August 29, 2010 § Leave a comment
We’re moving at the end of the month. I’m excited, but I’m also really sad. I’ve made some really strong connections here and I’m so afraid I’ll lose them. I’m afraid I won’t talk to my close friends once a couple of months have passed after moving. I’m afraid I’ll be forgotten. I’m afraid my kids will forget their friends.
What I’ve learned about fear is that it’s not always that accurate. I can fear all I want but it’s not necessarily going to happen. I could be afraid of getting hit by a quickly opening door but that might never happen. I might be afraid of getting hit by a car (again) but it probably won’t happen, either. It could.
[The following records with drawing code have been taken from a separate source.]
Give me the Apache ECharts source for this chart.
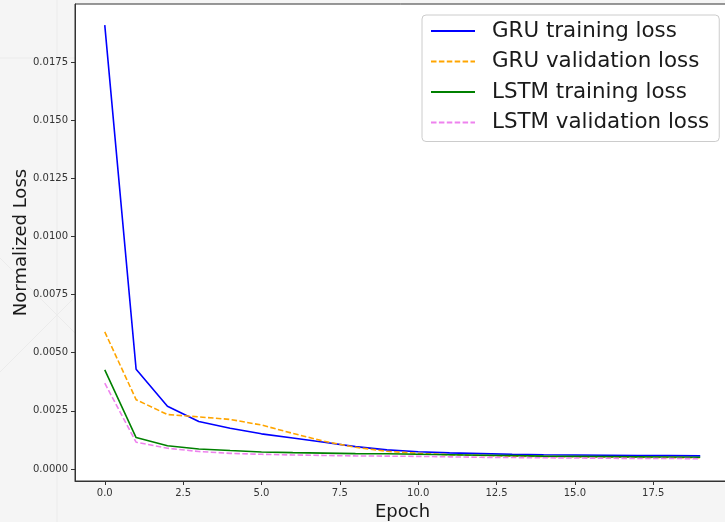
<!DOCTYPE html>
<html>
<head>
<meta charset="utf-8">
<script src="https://cdn.jsdelivr.net/npm/echarts@6/dist/echarts.min.js"></script>
<style>
  html, body { margin: 0; padding: 0; background: #f5f5f5; }
  #chart { width: 725px; height: 522px; }
</style>
</head>
<body>
<div id="chart"></div>
<script>
// Loss per epoch for the two recurrent models
const epochs = [0, 1, 2, 3, 4, 5, 6, 7, 8, 9, 10, 11, 12, 13, 14, 15, 16, 17, 18, 19];
const gruTrain = [0.0191, 0.00429, 0.00270, 0.00204, 0.00175, 0.00151, 0.00133, 0.00115, 0.00096, 0.00082,
                  0.00074, 0.00069, 0.00066, 0.00063, 0.00061, 0.00060, 0.00059, 0.00058, 0.00057, 0.00056];
const gruVal = [0.0059, 0.00298, 0.00234, 0.00224, 0.00213, 0.00189, 0.00153, 0.00119, 0.00093, 0.00076,
                0.00067, 0.00061, 0.00058, 0.00055, 0.00053, 0.00052, 0.00051, 0.00050, 0.00049, 0.00048];
const lstmTrain = [0.00426, 0.00135, 0.00100, 0.00086, 0.00079, 0.00073, 0.00070, 0.00068, 0.00066, 0.00065,
                   0.00063, 0.00061, 0.00059, 0.00057, 0.00055, 0.00054, 0.00053, 0.00052, 0.00051, 0.00050];
const lstmVal = [0.00369, 0.00115, 0.00089, 0.00075, 0.00067, 0.00063, 0.00060, 0.00058, 0.00056, 0.00055,
                 0.00054, 0.00052, 0.00050, 0.00049, 0.00048, 0.00047, 0.00046, 0.00045, 0.00045, 0.00044];

const xTicks = [0, 2.5, 5, 7.5, 10, 12.5, 15, 17.5];
const yTicks = [0, 0.0025, 0.005, 0.0075, 0.01, 0.0125, 0.015, 0.0175];

const FONT = 'DejaVu Sans';
const pair = (ys) => epochs.map((e, i) => [e, ys[i]]);

function line(name, ys, color, dashed) {
  return {
    name: name,
    type: 'line',
    data: pair(ys),
    symbol: 'none',
    smooth: false,
    animation: false,
    lineStyle: { color: color, width: 1.6, type: dashed ? [5.5, 2.4] : 'solid' },
    itemStyle: { color: color }
  };
}

// faint backdrop strokes in the page margin
const faint = { stroke: '#ebebeb', lineWidth: 1 };
const backdrop = [
  { type: 'line', shape: { x1: 57, y1: 0, x2: 57, y2: 522 }, style: faint, z: -10, silent: true },
  { type: 'line', shape: { x1: 0, y1: 58, x2: 75, y2: 58 }, style: faint, z: -10, silent: true },
  { type: 'line', shape: { x1: 0, y1: 258, x2: 75, y2: 333 }, style: faint, z: -10, silent: true },
  { type: 'line', shape: { x1: 0, y1: 372, x2: 75, y2: 297 }, style: faint, z: -10, silent: true }
];

const chart = echarts.init(document.getElementById('chart'), null, { renderer: 'canvas' });
chart.setOption({
  backgroundColor: '#f5f5f5',
  animation: false,
  graphic: backdrop,
  grid: {
    left: 75, top: 4, width: 655, height: 477,
    outerBoundsMode: 'none',
    show: true, backgroundColor: '#ffffff', borderColor: '#333333', borderWidth: 1,
    containLabel: false
  },
  legend: {
    orient: 'vertical',
    left: 422, top: 15,
    padding: [5, 10, 8, 8],
    itemWidth: 44, itemHeight: 14, itemGap: 8.5,
    itemStyle: { opacity: 0 },
    backgroundColor: 'rgba(255,255,255,0.85)',
    borderColor: '#cccccc', borderWidth: 1, borderRadius: 4,
    textStyle: { fontFamily: FONT, fontSize: 21.4, color: '#1a1a1a', lineHeight: 22, padding: [0, 0, 0, 12] },
    data: ['GRU training loss', 'GRU validation loss', 'LSTM training loss', 'LSTM validation loss']
  },
  xAxis: {
    type: 'value',
    min: -0.95, max: 19.95,
    name: 'Epoch', nameLocation: 'middle', nameGap: 16,
    nameTextStyle: { fontFamily: FONT, fontSize: 18, color: '#1a1a1a' },
    axisLine: { show: true, onZero: false, lineStyle: { color: '#333333', width: 1 } },
    axisTick: { show: true, length: 4, customValues: xTicks, lineStyle: { color: '#333333' } },
    axisLabel: {
      customValues: xTicks, margin: 7,
      fontFamily: FONT, fontSize: 10, color: '#333333',
      formatter: (v) => v.toFixed(1)
    },
    splitLine: { show: false }
  },
  yAxis: {
    type: 'value',
    min: -0.00052, max: 0.02001,
    name: 'Normalized Loss', nameLocation: 'middle', nameGap: 45,
    nameMoveOverlap: false,
    nameTextStyle: { fontFamily: FONT, fontSize: 18, color: '#1a1a1a' },
    axisLine: { show: true, onZero: false, lineStyle: { color: '#333333', width: 1 } },
    axisTick: { show: true, length: 4, customValues: yTicks, lineStyle: { color: '#333333' } },
    axisLabel: {
      customValues: yTicks, margin: 7,
      fontFamily: FONT, fontSize: 10, color: '#333333',
      formatter: (v) => v.toFixed(4)
    },
    splitLine: { show: false }
  },
  series: [
    line('GRU training loss', gruTrain, '#0000ff', false),
    line('GRU validation loss', gruVal, '#ffa500', true),
    line('LSTM training loss', lstmTrain, '#008000', false),
    line('LSTM validation loss', lstmVal, '#ee82ee', true)
  ]
});
</script>
</body>
</html>
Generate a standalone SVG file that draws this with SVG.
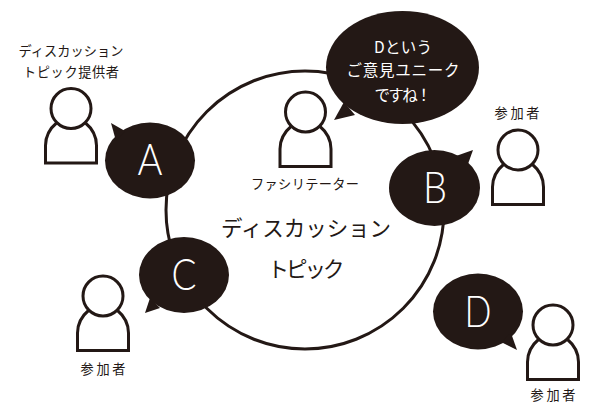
<svg xmlns="http://www.w3.org/2000/svg" xmlns:xlink="http://www.w3.org/1999/xlink" width="600" height="413" viewBox="0 0 600 413">
<style>
text{font-family:"Noto Sans CJK JP","Noto Sans",sans-serif;text-anchor:middle;font-weight:400}
.lb{font-size:13.2px;fill:#231815}
.ct{font-size:21.5px;fill:#231815}
.sp{font-size:15.5px;fill:#fff}
.L{font-family:"Lato","Liberation Sans",sans-serif;font-size:43px;fill:#fff;font-weight:300}
.b{fill:#231815}
.p{fill:#fff;stroke:#231815;stroke-width:3}
</style>
<defs>
<g id="person">
<path class="p" d="M-25.5 54.5V37C-25.5 27-20 19-14 14H14C20 19 25.5 27 25.5 37V54.5Z"/>
<circle class="p" cx="0" cy="0" r="20"/>
</g>
</defs>
<rect width="600" height="413" fill="#fff"/>
<g id="connectors"><circle cx="305" cy="210" r="139" fill="none" stroke="#231815" stroke-width="3"/></g>
<g id="node-topic"><text class="ct" x="306" y="236" textLength="170">ディスカッション</text><text class="ct" x="306" y="277" textLength="77">トピック</text></g>
<g id="node-a">
<use xlink:href="#person" href="#person" x="71" y="108.5"/>
<text class="lb" x="71" y="56" textLength="105">ディスカッション</text>
<text class="lb" x="71" y="77" textLength="96">トピック提供者</text>
<ellipse class="b" cx="150" cy="160.5" rx="45" ry="38"/>
<path class="b" d="M111 123L125 131L116 141Z"/>
<text class="L" x="150" y="175" textLength="25" lengthAdjust="spacingAndGlyphs">A</text>
</g>
<g id="node-facilitator">
<use xlink:href="#person" href="#person" x="305.5" y="112"/>
<text class="lb" x="305" y="189" textLength="108">ファシリテーター</text>
<ellipse class="b" cx="402.5" cy="67.5" rx="76.5" ry="56.5"/>
<path class="b" d="M334 120L344 102L355 115Z"/>
<text class="sp" x="403" y="53" textLength="58">Dという</text>
<text class="sp" x="403" y="76" textLength="113">ご意見ユニーク</text>
<text class="sp" x="403" y="101" textLength="57">ですね！</text>
</g>
<g id="node-b">
<use xlink:href="#person" href="#person" x="518" y="150"/>
<text class="lb" x="517" y="118" textLength="45">参加者</text>
<ellipse class="b" cx="434.5" cy="188" rx="45.5" ry="38"/>
<path class="b" d="M473 150L456 156L468 164Z"/>
<text class="L" x="435" y="203" textLength="24" lengthAdjust="spacingAndGlyphs">B</text>
</g>
<g id="node-c">
<use xlink:href="#person" href="#person" x="103" y="296"/>
<text class="lb" x="103" y="374" textLength="45">参加者</text>
<ellipse class="b" cx="184" cy="275" rx="45" ry="38"/>
<path class="b" d="M145 313L150 298L160 308Z"/>
<text class="L" x="184" y="290" textLength="25" lengthAdjust="spacingAndGlyphs">C</text>
</g>
<g id="node-d">
<use xlink:href="#person" href="#person" x="553" y="325"/>
<text class="lb" x="553" y="400" textLength="45">参加者</text>
<ellipse class="b" cx="478" cy="311.5" rx="45" ry="38"/>
<path class="b" d="M517 350L501 342L511 333Z"/>
<text class="L" x="478" y="327" textLength="27" lengthAdjust="spacingAndGlyphs">D</text>
</g>
</svg>
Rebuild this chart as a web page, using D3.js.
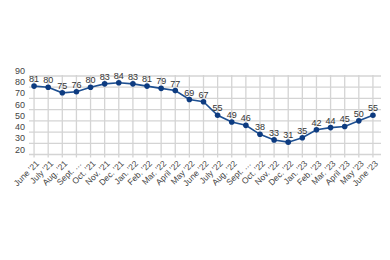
<!DOCTYPE html>
<html>
<head>
<meta charset="utf-8">
<script src="https://cdn.jsdelivr.net/npm/d3@7"></script>
<style>
  html, body { margin: 0; padding: 0; background: #fff; }
  svg { display: block; font-family: "Liberation Sans", Arial, sans-serif; }
</style>
</head>
<body>
<div class="container"></div>
<script>
const WIDTH = 390;
const HEIGHT = 260;

const months = ["June '21", "July '21", "Aug. '21", "Sept. …", "Oct. '21", "Nov. '21",
  "Dec. '21", "Jan. '22", "Feb. '22", "Mar. '22", "April '22", "May '22", "June '22",
  "July '22", "Aug. '22", "Sept. …", "Oct. '22", "Nov. '22", "Dec. '22", "Jan. '23",
  "Feb. '23", "Mar. '23", "April '23", "May '23", "June '23"];
const values = [81, 80, 75, 76, 80, 83, 84, 83, 81, 79, 77, 69, 67, 55, 49, 46, 38,
  33, 31, 35, 42, 44, 45, 50, 55];
const yTicks = [20, 30, 40, 50, 60, 70, 80, 90];

const LEFT = 27, RIGHT = 380, TOP = 76, BOTTOM = 154.5;

var xScale = d3.scaleBand()
    .domain(months.map(function(d, i){ return i; }))
    .range([LEFT, RIGHT]);

var yScale = d3.scaleLinear()
    .domain([20, 90])
    .range([BOTTOM, TOP]);

var cx = function(i){ return xScale(i) + xScale.bandwidth() / 2; };

var svg = d3.select('.container').append('svg')
    .attr('width', WIDTH)
    .attr('height', HEIGHT);

// horizontal grid + y labels
var yAxis = svg.append('g');
yAxis.selectAll('line')
    .data(yTicks)
    .enter().append('line')
    .attr('x1', LEFT + 2).attr('x2', RIGHT + 1)
    .attr('y1', function(d){ return yScale(d); })
    .attr('y2', function(d){ return yScale(d); })
    .attr('stroke', '#d4d4d4')
    .attr('stroke-width', 1.3);
yAxis.selectAll('text')
    .data(yTicks)
    .enter().append('text')
    .attr('x', 15)
    .attr('y', function(d){ return yScale(d) - 2; })
    .attr('font-size', 9)
    .attr('fill', '#444')
    .text(function(d){ return d; });

// vertical grid
svg.append('g').selectAll('line')
    .data(values)
    .enter().append('line')
    .attr('x1', function(d, i){ return cx(i); })
    .attr('x2', function(d, i){ return cx(i); })
    .attr('y1', TOP - 1)
    .attr('y2', BOTTOM + 3)
    .attr('stroke', '#d4d4d4')
    .attr('stroke-width', 1.3);

// x labels
svg.append('g').selectAll('text')
    .data(months)
    .enter().append('text')
    .attr('transform', function(d, i){
        return 'translate(' + (cx(i) + 2) + ',' + (BOTTOM + 6) + ') rotate(-45)';
    })
    .attr('text-anchor', 'end')
    .attr('dy', '0.6em')
    .attr('font-size', 8.5)
    .attr('fill', '#444')
    .text(function(d){ return d; });

var line = d3.line()
    .x(function(d, i){ return cx(i); })
    .y(function(d){ return yScale(d); });

svg.append('path')
    .datum(values)
    .attr('d', line)
    .attr('fill', 'none')
    .attr('stroke', '#1d4f91')
    .attr('stroke-width', 1.6);

svg.append('g').selectAll('circle')
    .data(values)
    .enter().append('circle')
    .attr('cx', function(d, i){ return cx(i); })
    .attr('cy', function(d){ return yScale(d); })
    .attr('r', 2.8)
    .attr('fill', '#0d3b80');

svg.append('g').selectAll('text')
    .data(values)
    .enter().append('text')
    .attr('x', function(d, i){ return cx(i); })
    .attr('y', function(d){ return yScale(d) - 4; })
    .attr('text-anchor', 'middle')
    .attr('font-size', 9)
    .attr('fill', '#333')
    .text(function(d){ return d; });
</script>
</body>
</html>
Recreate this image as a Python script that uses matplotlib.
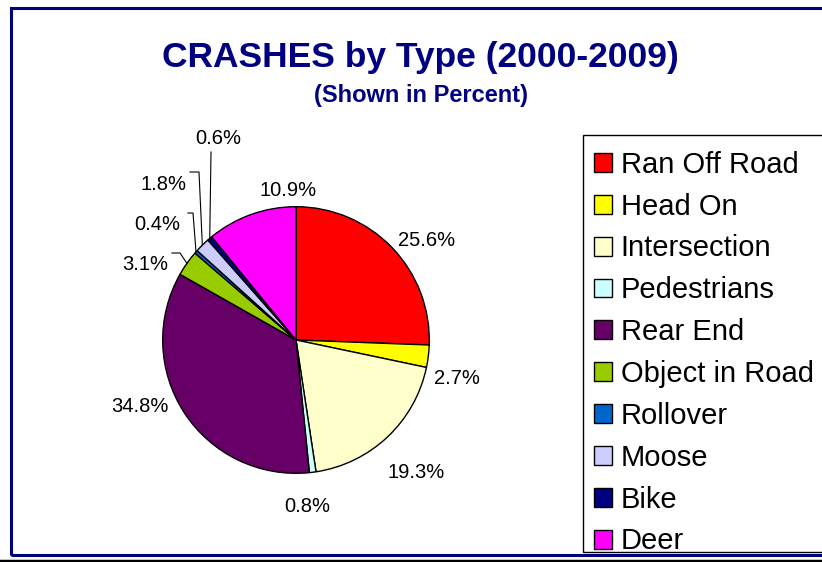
#crash types pie chart, percent shares 2000-2009

import numpy as np
import matplotlib
matplotlib.use("Agg")
import matplotlib.pyplot as plt
from matplotlib.patches import Rectangle
from matplotlib.lines import Line2D

plt.rcParams['font.family'] = ['Liberation Sans', 'DejaVu Sans']

crash_types = ['Ran Off Road', 'Head On', 'Intersection', 'Pedestrians', 'Rear End',
               'Object in Road', 'Rollover', 'Moose', 'Bike', 'Deer']
shares = [25.6, 2.7, 19.3, 0.8, 34.8, 3.1, 0.4, 1.8, 0.6, 10.9]
colors = ['#FF0000', '#FFFF00', '#FFFFCC', '#CCFFFF', '#660066',
          '#99CC00', '#0066CC', '#CCCCFF', '#000080', '#FF00FF']

W, H = 822, 562
navy = '#000080'

#label layout (pixels in figure), leader elbow points for small slices
label_pos = {
    0: (427, 241), 1: (457, 378), 2: (416, 473), 3: (307, 506), 4: (140, 406),
    5: (145, 264), 6: (157, 225), 7: (163, 184), 8: (218, 138), 9: (288, 190),
}
leaders = {
    5: [(172, 253), (180, 253)],
    6: [(188, 213), (193, 213)],
    7: [(190, 172), (199, 172)],
    8: [(211, 152), (211, 152)],
}

fig = plt.figure(figsize=(W / 100, H / 100), dpi=100)

#outer frame
fig.add_artist(Rectangle((11 / W, 1 - 555 / H), 1.0, (555 - 8) / H, transform=fig.transFigure,
                         fill=False, edgecolor=navy, lw=2.2))
fig.add_artist(Line2D([0, 1], [1 - 561 / H, 1 - 561 / H], transform=fig.transFigure,
                      color='black', lw=2.5))

fig.text(0.512, 1 - 57 / H, 'CRASHES by Type (2000-2009)', ha='center', va='center',
         fontsize=25.5, fontweight='bold', color=navy)
fig.text(0.512, 1 - 95 / H, '(Shown in Percent)', ha='center', va='center',
         fontsize=17, fontweight='bold', color=navy)

# pie axes: center at (296,340) px, radius ~133 px
cx, cy, R = 296, 340, 133.3
ax = fig.add_axes([(cx - 200) / W, 1 - (cy + 200) / H, 400 / W, 400 / H])

wedges, _ = ax.pie(shares, colors=colors, startangle=90, counterclock=False,
                   wedgeprops=dict(edgecolor='black', linewidth=1.0))
ax.set_xlim(-200 / R, 200 / R)
ax.set_ylim(-200 / R, 200 / R)
ax.axis('off')

def px2data(p):
    return ((p[0] - cx) / R, (cy - p[1]) / R)

cum = np.cumsum([0] + shares)
for i, val in enumerate(shares):
    x, y = px2data(label_pos[i])
    ax.text(x, y, '%.1f%%' % val, ha='center', va='center', fontsize=14.5)
    if i in leaders:
        mid = (cum[i] + cum[i + 1]) / 2.0
        ang = np.deg2rad(90 - 360 * mid / 100.0)
        pts = [px2data(p) for p in leaders[i]] + [(np.cos(ang), np.sin(ang))]
        ax.plot([p[0] for p in pts], [p[1] for p in pts], color='black', lw=0.8)

#legend box drawn separately (excel clips it tight at the bottom)
fig.add_artist(Rectangle((583 / W, 1 - 552 / H), 0.5, (552 - 135) / H, transform=fig.transFigure,
                         fill=False, edgecolor='black', lw=1.0))
leg = fig.legend(wedges, crash_types, loc='upper left',
                 bbox_to_anchor=(578 / W, 1 - 135 / H), borderaxespad=0,
                 fontsize=21, frameon=False,
                 handlelength=0.62, handleheight=0.62, handletextpad=0.3,
                 labelspacing=0.475, borderpad=0.54)

plt.savefig('out.png', dpi=100)
plt.close()
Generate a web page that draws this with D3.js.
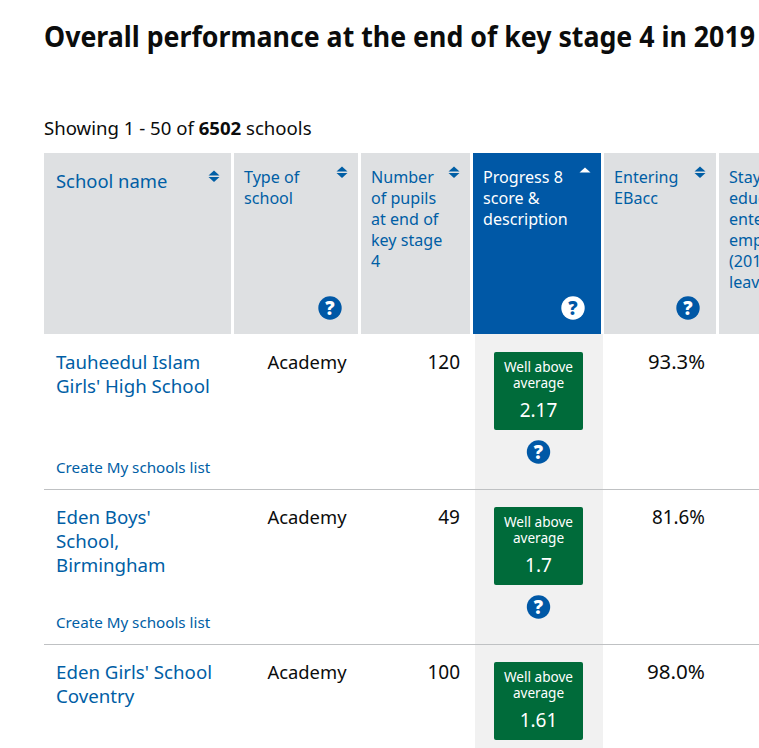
<!DOCTYPE html>
<html><head><meta charset="utf-8">
<script src="https://d3js.org/d3.v7.min.js"></script>
<style>html,body{margin:0;padding:0;background:#fff;overflow:hidden}svg{display:block;font-family:"Noto Sans",sans-serif}</style>
</head><body><div id="c"></div>
<script>
const title = "Overall performance at the end of key stage 4 in 2019";
const columns = ["School name","Type of school","Number of pupils at end of key stage 4","Progress 8 score & description","Entering EBacc","Staying in education or entering employment (2017 leavers)"];
const headerLines = [["School name"],["Type of","school"],["Number","of pupils","at end of","key stage","4"],["Progress 8","score &","description"],["Entering","EBacc"],["Staying in","education","entering","employment","(2017","leavers)"]];
const schools = ["Tauheedul Islam Girls' High School","Eden Boys' School, Birmingham","Eden Girls' School Coventry"];
const schoolLines = [["Tauheedul Islam","Girls' High School"],["Eden Boys'","School,","Birmingham"],["Eden Girls' School","Coventry"]];
const types = ["Academy","Academy","Academy"];
const pupils = [120,49,100];
const progress8 = ["2.17","1.7","1.61"];
const descriptions = [["Well above","average"],["Well above","average"],["Well above","average"]];
const ebacc = ["93.3%","81.6%","98.0%"];

const W=759,H=748, blue="#005ea5", deep="#0058a6", ink="#0b0c0c";
const svg=d3.select("#c").append("svg").attr("width",W).attr("height",H);

const colWidths=[187,124,109,128,112,112];
const edges=d3.cumsum([44,...colWidths.map(w=>w+3)]);
const x=d3.scaleOrdinal().domain(columns).range(edges);
const width=d3.scaleOrdinal().domain(columns).range(colWidths);
const rowY=d3.scaleBand().domain(schools).range([334,334+155*3]);
const ebaccFit=[57,53,58];

function T(g,s,px,py,size,fill,opt={}){
  const t=g.append("text").attr("x",px).attr("y",py).attr("font-size",size).attr("fill",fill).text(s);
  if(opt.anchor)t.attr("text-anchor",opt.anchor);
  if(opt.weight)t.attr("font-weight",opt.weight);
  if(opt.len)t.attr("textLength",opt.len).attr("lengthAdjust","spacingAndGlyphs");
  return t;
}
function help(g,cx,cy,bg,fg){
  g.append("circle").attr("cx",cx).attr("cy",cy).attr("r",11.7).attr("fill",bg);
  T(g,"?",cx,cy+6.5,18.5,fg,{anchor:"middle",weight:800}).attr("font-family","'Open Sans'");
}
function sortIcon(g,cx,ty,active,col){
  g.append("path").attr("d",`M${cx-5.5},${ty+4.5}L${cx},${ty-0.5}L${cx+5.5},${ty+4.5}Z`).attr("fill",col);
  if(!active) g.append("path").attr("d",`M${cx-5.5},${ty+6}L${cx},${ty+11}L${cx+5.5},${ty+6}Z`).attr("fill",col);
}

T(svg,title,44,47,28.6,ink,{weight:700,len:711});
const sh=svg.append("text").attr("x",44).attr("y",135).attr("font-size",18.6).attr("fill",ink);
sh.append("tspan").text("Showing 1 - 50 of ");
sh.append("tspan").attr("font-weight",700).text("6502");
sh.append("tspan").text(" schools");

svg.append("rect").attr("x",x(columns[3])+2).attr("y",334).attr("width",width(columns[3])).attr("height",H-334).attr("fill","#f1f1f1");

const head=svg.append("g");
columns.forEach((c,i)=>{
  const active=i===3, x0=x(c), w=width(c);
  head.append("rect").attr("x",x0).attr("y",153).attr("width",w).attr("height",181).attr("fill",active?deep:"#dee0e2");
  const col=active?"#fff":blue;
  const first=i===0;
  headerLines[i].forEach((l,j)=>T(head,l,x0+(first?12:10),(first?188:183)+j*21,first?18.4:16.1,col));
  if(i<5) sortIcon(head,active?585:x0+w-(first?17:16),first?171:active?168:167,active,col);
  if(i===1||i===3||i===4) help(head,x0+w-28,308,active?"#fff":deep,active?deep:"#fff");
});

schools.forEach((s,i)=>{
  const y0=rowY(s), g=svg.append("g");
  schoolLines[i].forEach((l,j)=>T(g,l,56,y0+35+j*24,18.7,blue));
  T(g,types[i],267.5,y0+35,18.7,ink,{len:79});
  T(g,String(pupils[i]),460,y0+35,19,ink,{anchor:"end"});
  T(g,ebacc[i],705,y0+35,19,ink,{anchor:"end",len:ebaccFit[i]});
  g.append("rect").attr("x",494).attr("y",y0+18).attr("width",89).attr("height",78).attr("rx",2).attr("fill","#006b3a");
  descriptions[i].forEach((l,j)=>T(g,l,538.5,y0+38+j*16,13.6,"#fff",{anchor:"middle"}));
  T(g,progress8[i],538.5,y0+83,19,"#fff",{anchor:"middle"});
  if(i<2){
    help(g,538.5,y0+118,deep,"#fff");
    T(g,"Create My schools list",56,y0+139,15.2,blue);
    g.append("line").attr("x1",44).attr("x2",W).attr("y1",y0+155.5).attr("y2",y0+155.5).attr("stroke","#bfc1c3");
  }
});
</script></body></html>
But, if I listen to my dance movies like I should, then I have to say that Strictly Ballroom has taught me that: Vivir con miedo es como vivir a medias. (A life lived in fear is a life half lived.)
So, although I’ll have these fears, they will not rule me or my move. We are moving. I am excited for the move, even when I cry because I won’t be able to walk to my friends’ houses, or do all the things I’ve become so comfortable with. Aaah, comfort. That says it all, don’t it? It’s fear of leaving the comfort zone.
I used to leave this comfort zone a lot before I had kids. Do I not want to leave it to protect them? What am I protecting them from anyway?
I do wonder how different my family and I will be in the flat lands. Here in Vermont, we’re tucked into the Green Mountains, at the end of line of condos. How differently will my kids be looking out at flat cornfields? We will be living in the city, but still. It’s gonna be a different feel. Will there be more room for all our energy? Between me and my kids, we’ve got plenty to throw around. What will it feel like?
We’re all definitely going through some major changes. It really does feel like we’re beginning a new chapter to our life, and this move, in this light, is very well timed.